→ **Supplied material**:
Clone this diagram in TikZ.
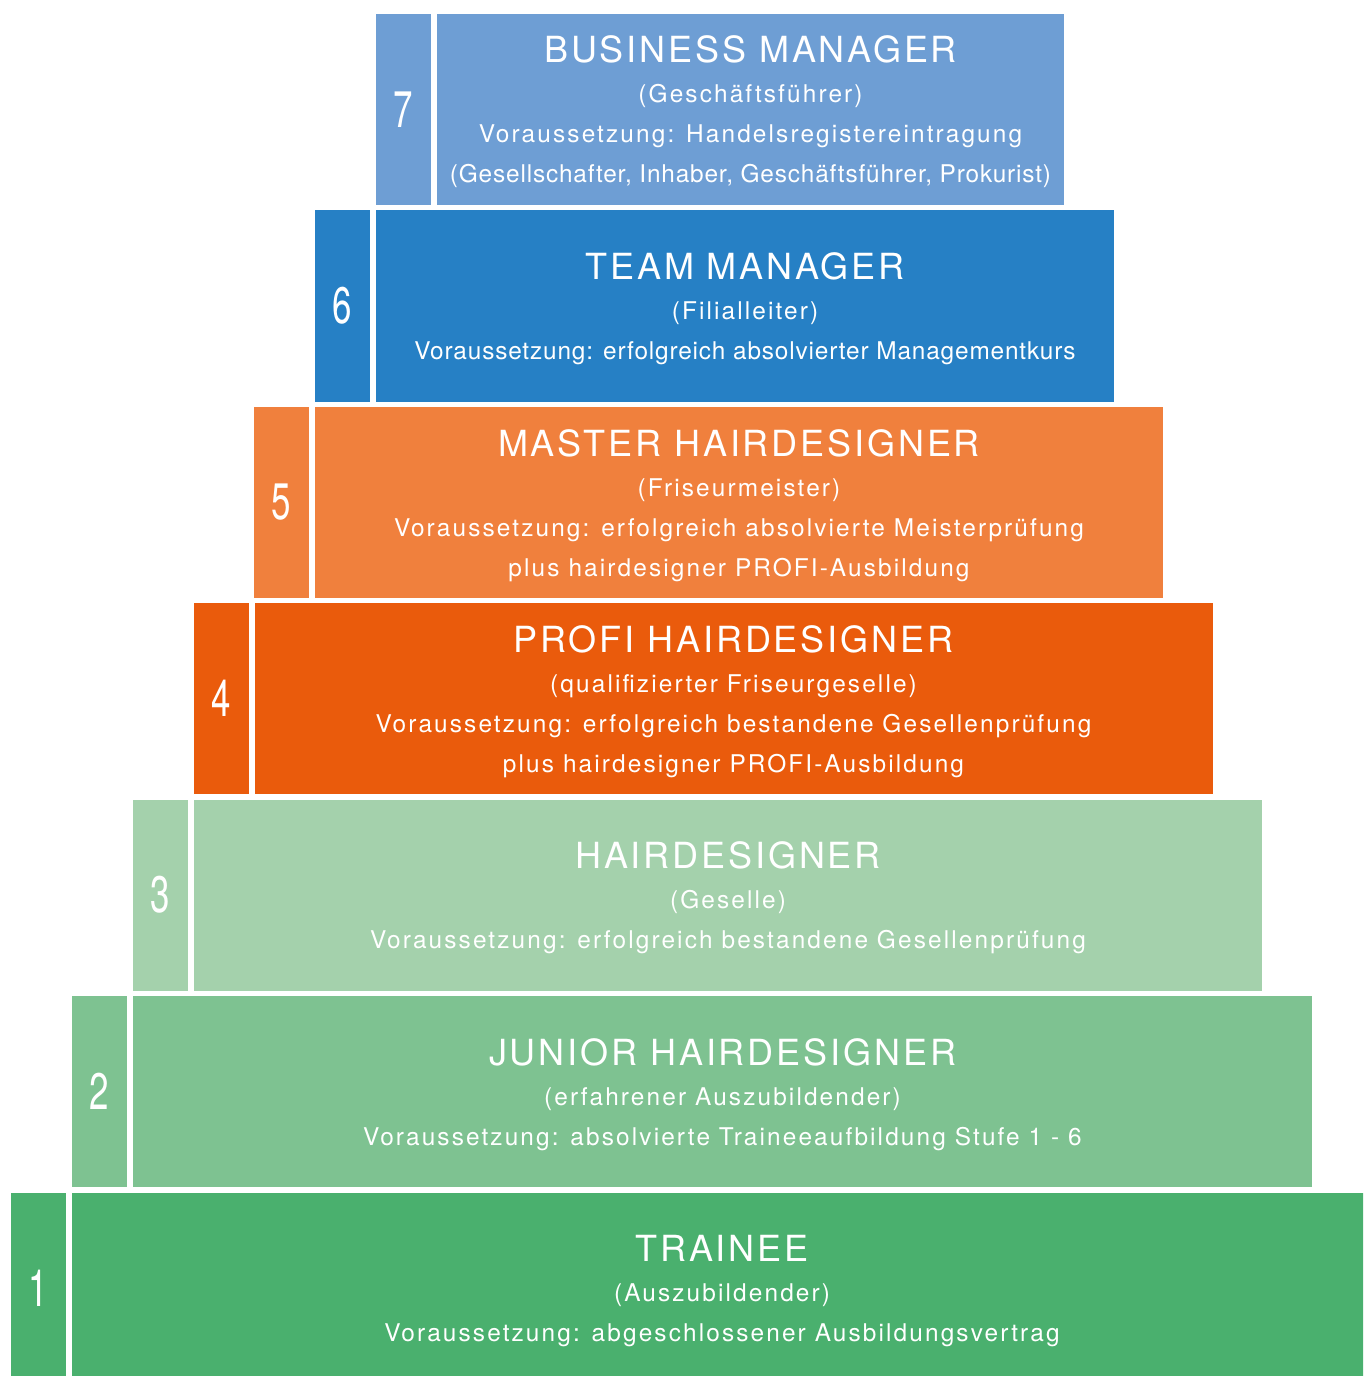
\documentclass[tikz,border=0pt]{standalone}
\usepackage{fontspec}
\setmainfont{TeX Gyre Heros}
\newfontfamily\numfont[FakeStretch=0.68]{TeX Gyre Heros}
\newfontfamily\ttlfont[LetterSpace=8]{TeX Gyre Heros}
\newfontfamily\subfont[LetterSpace=8.7]{TeX Gyre Heros}
\newfontfamily\subtightfont[LetterSpace=3.4]{TeX Gyre Heros}
\definecolor{c7}{HTML}{6E9ED4}
\definecolor{c6}{HTML}{2680C5}
\definecolor{c5}{HTML}{F0803D}
\definecolor{c4}{HTML}{EA5B0C}
\definecolor{c3}{HTML}{A4D1AC}
\definecolor{c2}{HTML}{7EC291}
\definecolor{c1}{HTML}{4AB06E}
\tikzset{
  box/.style={draw=none, inner sep=0pt, outer sep=0pt, minimum height=143.25pt},
  numbox/.style={box, minimum width=41.25pt, text=white, font=\numfont\fontsize{38.5}{40}\selectfont},
  ttl/.style={anchor=base, inner sep=0pt, text=white, font=\ttlfont\fontsize{27}{30}\selectfont},
  sub/.style={anchor=base, inner sep=0pt, text=white, font=\subfont\fontsize{18.3}{22}\selectfont},
  subt/.style={anchor=base, inner sep=0pt, text=white, font=\subtightfont\fontsize{18.3}{22}\selectfont},
}
\begin{document}
\begin{tikzpicture}[x=0.75pt, y=-0.75pt]
\useasboundingbox (0,0) rectangle (1363,1376);
\clip (0,0) rectangle (1363,1376);
\fill[white] (0,0) rectangle (1363,1376);
% level 7
\node[numbox, fill=c7] (n7) at (403.5,109.5) {7};
\node[box, fill=c7, minimum width=470.25pt] (m7) at (750.5,109.5) {};
\node[ttl] (t7a) at (750.5,63) {BUSINESS MANAGER};
\node[sub] (t7b) at (750.5,103) {(Geschäftsführer)};
\node[sub] (t7c) at (750.5,143) {Voraussetzung: Handelsregistereintragung};
\node[subt] (t7d) at (750.5,183) {(Gesellschafter, Inhaber, Geschäftsführer, Prokurist)};
% level 6
\node[numbox, fill=c6] (n6) at (342.5,306) {6};
\node[box, fill=c6, minimum width=553.5pt] (m6) at (745,306) {};
\node[ttl] (t6a) at (745,279.5) {TEAM MANAGER};
\node[sub] (t6b) at (745,319.5) {(Filialleiter)};
\node[subt] (t6c) at (745,359.5) {Voraussetzung: erfolgreich absolvierter Managementkurs};
% level 5
\node[numbox, fill=c5] (n5) at (281.5,502.5) {5};
\node[box, fill=c5, minimum width=636pt] (m5) at (739,502.5) {};
\node[ttl] (t5a) at (739,456) {MASTER HAIRDESIGNER};
\node[sub] (t5b) at (739,496) {(Friseurmeister)};
\node[sub] (t5c) at (739,536) {Voraussetzung: erfolgreich absolvierte Meisterprüfung};
\node[sub] (t5d) at (739,576) {plus hairdesigner PROFI-Ausbildung};
% level 4
\node[numbox, fill=c4] (n4) at (221,698.5) {4};
\node[box, fill=c4, minimum width=718.5pt] (m4) at (733.5,698.5) {};
\node[ttl] (t4a) at (733.5,652) {PROFI HAIRDESIGNER};
\node[sub] (t4b) at (733.5,692) {(qualifizierter Friseurgeselle)};
\node[sub] (t4c) at (733.5,732) {Voraussetzung: erfolgreich bestandene Gesellenprüfung};
\node[sub] (t4d) at (733.5,772) {plus hairdesigner PROFI-Ausbildung};
% level 3
\node[numbox, fill=c3] (n3) at (160.5,895) {3};
\node[box, fill=c3, minimum width=801pt] (m3) at (728,895) {};
\node[ttl] (t3a) at (728,868.5) {HAIRDESIGNER};
\node[sub] (t3b) at (728,908.5) {(Geselle)};
\node[sub] (t3c) at (728,948.5) {Voraussetzung: erfolgreich bestandene Gesellenprüfung};
% level 2
\node[numbox, fill=c2] (n2) at (99.5,1091.5) {2};
\node[box, fill=c2, minimum width=884.25pt] (m2) at (722.5,1091.5) {};
\node[ttl] (t2a) at (722.5,1065) {JUNIOR HAIRDESIGNER};
\node[sub] (t2b) at (722.5,1105) {(erfahrener Auszubildender)};
\node[sub] (t2c) at (722.5,1145) {Voraussetzung: absolvierte Traineeaufbildung Stufe 1 - 6};
% level 1
\node[numbox, fill=c1] (n1) at (38.5,1288) {1};
\node[box, fill=c1, minimum width=975pt] (m1) at (722,1288) {};
\node[ttl] (t1a) at (722,1261.5) {TRAINEE};
\node[sub] (t1b) at (722,1301.5) {(Auszubildender)};
\node[sub] (t1c) at (722,1341.5) {Voraussetzung: abgeschlossener Ausbildungsvertrag};
\end{tikzpicture}
\end{document}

→ **What is required**:
Transcribe the whole listing, character for character, but not its images.

→ **Reply to the task**:
Clone this diagram in TikZ.
\documentclass[tikz,border=0pt]{standalone}
\usepackage{fontspec}
\setmainfont{TeX Gyre Heros}
\newfontfamily\numfont[FakeStretch=0.68]{TeX Gyre Heros}
\newfontfamily\ttlfont[LetterSpace=8]{TeX Gyre Heros}
\newfontfamily\subfont[LetterSpace=8.7]{TeX Gyre Heros}
\newfontfamily\subtightfont[LetterSpace=3.4]{TeX Gyre Heros}
\definecolor{c7}{HTML}{6E9ED4}
\definecolor{c6}{HTML}{2680C5}
\definecolor{c5}{HTML}{F0803D}
\definecolor{c4}{HTML}{EA5B0C}
\definecolor{c3}{HTML}{A4D1AC}
\definecolor{c2}{HTML}{7EC291}
\definecolor{c1}{HTML}{4AB06E}
\tikzset{
  box/.style={draw=none, inner sep=0pt, outer sep=0pt, minimum height=143.25pt},
  numbox/.style={box, minimum width=41.25pt, text=white, font=\numfont\fontsize{38.5}{40}\selectfont},
  ttl/.style={anchor=base, inner sep=0pt, text=white, font=\ttlfont\fontsize{27}{30}\selectfont},
  sub/.style={anchor=base, inner sep=0pt, text=white, font=\subfont\fontsize{18.3}{22}\selectfont},
  subt/.style={anchor=base, inner sep=0pt, text=white, font=\subtightfont\fontsize{18.3}{22}\selectfont},
}
\begin{document}
\begin{tikzpicture}[x=0.75pt, y=-0.75pt]
\useasboundingbox (0,0) rectangle (1363,1376);
\clip (0,0) rectangle (1363,1376);
\fill[white] (0,0) rectangle (1363,1376);
% level 7
\node[numbox, fill=c7] (n7) at (403.5,109.5) {7};
\node[box, fill=c7, minimum width=470.25pt] (m7) at (750.5,109.5) {};
\node[ttl] (t7a) at (750.5,63) {BUSINESS MANAGER};
\node[sub] (t7b) at (750.5,103) {(Geschäftsführer)};
\node[sub] (t7c) at (750.5,143) {Voraussetzung: Handelsregistereintragung};
\node[subt] (t7d) at (750.5,183) {(Gesellschafter, Inhaber, Geschäftsführer, Prokurist)};
% level 6
\node[numbox, fill=c6] (n6) at (342.5,306) {6};
\node[box, fill=c6, minimum width=553.5pt] (m6) at (745,306) {};
\node[ttl] (t6a) at (745,279.5) {TEAM MANAGER};
\node[sub] (t6b) at (745,319.5) {(Filialleiter)};
\node[subt] (t6c) at (745,359.5) {Voraussetzung: erfolgreich absolvierter Managementkurs};
% level 5
\node[numbox, fill=c5] (n5) at (281.5,502.5) {5};
\node[box, fill=c5, minimum width=636pt] (m5) at (739,502.5) {};
\node[ttl] (t5a) at (739,456) {MASTER HAIRDESIGNER};
\node[sub] (t5b) at (739,496) {(Friseurmeister)};
\node[sub] (t5c) at (739,536) {Voraussetzung: erfolgreich absolvierte Meisterprüfung};
\node[sub] (t5d) at (739,576) {plus hairdesigner PROFI-Ausbildung};
% level 4
\node[numbox, fill=c4] (n4) at (221,698.5) {4};
\node[box, fill=c4, minimum width=718.5pt] (m4) at (733.5,698.5) {};
\node[ttl] (t4a) at (733.5,652) {PROFI HAIRDESIGNER};
\node[sub] (t4b) at (733.5,692) {(qualifizierter Friseurgeselle)};
\node[sub] (t4c) at (733.5,732) {Voraussetzung: erfolgreich bestandene Gesellenprüfung};
\node[sub] (t4d) at (733.5,772) {plus hairdesigner PROFI-Ausbildung};
% level 3
\node[numbox, fill=c3] (n3) at (160.5,895) {3};
\node[box, fill=c3, minimum width=801pt] (m3) at (728,895) {};
\node[ttl] (t3a) at (728,868.5) {HAIRDESIGNER};
\node[sub] (t3b) at (728,908.5) {(Geselle)};
\node[sub] (t3c) at (728,948.5) {Voraussetzung: erfolgreich bestandene Gesellenprüfung};
% level 2
\node[numbox, fill=c2] (n2) at (99.5,1091.5) {2};
\node[box, fill=c2, minimum width=884.25pt] (m2) at (722.5,1091.5) {};
\node[ttl] (t2a) at (722.5,1065) {JUNIOR HAIRDESIGNER};
\node[sub] (t2b) at (722.5,1105) {(erfahrener Auszubildender)};
\node[sub] (t2c) at (722.5,1145) {Voraussetzung: absolvierte Traineeaufbildung Stufe 1 - 6};
% level 1
\node[numbox, fill=c1] (n1) at (38.5,1288) {1};
\node[box, fill=c1, minimum width=975pt] (m1) at (722,1288) {};
\node[ttl] (t1a) at (722,1261.5) {TRAINEE};
\node[sub] (t1b) at (722,1301.5) {(Auszubildender)};
\node[sub] (t1c) at (722,1341.5) {Voraussetzung: abgeschlossener Ausbildungsvertrag};
\end{tikzpicture}
\end{document}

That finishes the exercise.